I backed away and I tried to calm myself. I was told that I was not allowed to turn the light on, and being as easily controlled back then as I was being a child, I listened. I didn’t want to disappoint my friends or lose them, so I looked into the mirror. With nothing but my anxiety and a small flashlight to guide me, I tried to stutter out the Bloody Mary chant three times – loud enough for them to hear. I began to cry. I was terrified and my heart had started to race against my ribcage. I was at the door again, pushing on it and pounding against the wood. I was begging to be let out but no one would listen. They stood against the door, pushing against my efforts cruelly to keep me trapped in that small room of danger. I cried louder. I screamed. I pleaded to call my mom because I wanted to go home. I just wanted to be safe again, and I knew that my mom’s presence would be enough to show me that everything would be okay.

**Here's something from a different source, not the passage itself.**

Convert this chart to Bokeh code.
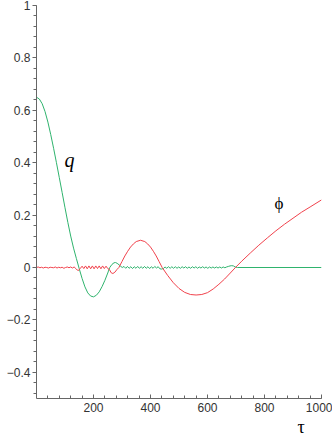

After a short time, an older woman’s voice was tense out in the hallway in question as to what was going on. It was my friend’s mother. She finally released me from my dark prison and I stumbled out into the hallway, tears streaming down my face. I repeated over and over that I wanted my mom. I wanted to go home. It was all I could manage to say after the trauma I’d experienced, and it seemed that my friend and her sister weren’t too happy about their mother’s reaction to it all. Words are muffled in my memory and the rest became a blur as my parents were on the phone with that woman, I snuggling with my Winnie the Pooh security blanket I’d latched onto as an infant, and then they were in the driveway late at night, guiding me into their car as I tried to come down from the shock that I’d experienced.

To this day I am still afraid of dark bathrooms. Mirrors bring me discomfort in the dark and I don’t dare to look over my shoulder at them. The pounding heart and the racing mind – the fight or flight sensation that I still feel any time I have to walk across my hallway to get to the bathroom at night in my own apartment as an adult… It just won’t go away.